Здесь мы, однако, выходим за пределы конкретной ситуации. Говоря о том, чем же в действительности является состояние глубокого личного и политического кризиса и указывая на более общие формы кризиса, текст Гуссерля с исключительной ясностью выявляет структуру всех порождаемых кризисом высказываний. Устанавливается важная истина: философское знание способно состояться лишь в обращенности на самое себя. Но здесь же, в том же самом тексте, происходит нечто прямо противоположное. Риторика кризиса свою собственную истину устанавливает в модусе ошибки. Сама она совершенно слепа к тому свету, которым озаряет. Следует показать, что то же самое истинно и в отношении «Кризиса стиха» Малларме, который послужил нам отправной точкой, хотя продемонстрировать самомистификацию столь ироничного человека, как Малларме, по сравнению с безупречно откровенным Гуссерлем, было бы непросто.

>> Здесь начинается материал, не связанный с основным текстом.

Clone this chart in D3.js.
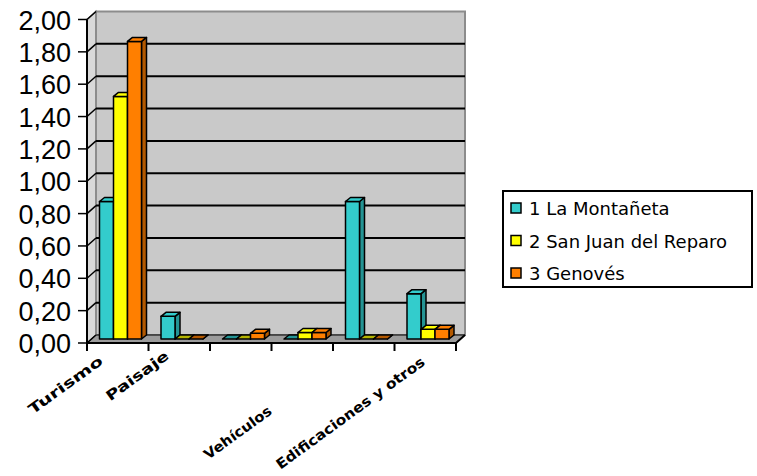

Наш вопрос, скорее, состоит в следующем: каким образом этот пример с самомистификацией, сопутствующей переживанию кризиса, приложим к литературной критике? Гуссерль продемонстрировал решительную философскую необходимость поставить под вопрос привилегированное положение Европы, но сам остался совершенно слеп к этой необходимости; он повел себя самым нефилософским образом в тот самый момент, когда верно понял первичность философского знания по отношению к эмпирическому. За философией он, по сути, закрепил привилегированный статус как за аутентичным языком, но тут же отказался от требований этой аутентичности по отношению к себе самому. Точно так же критики, увлеченные демистификацией, по сути, утверждают привилегированный статус литературы как аутентичного языка, но отказываются от приложения этого статуса, отрезая себя от источника, даровавшего им прозрение.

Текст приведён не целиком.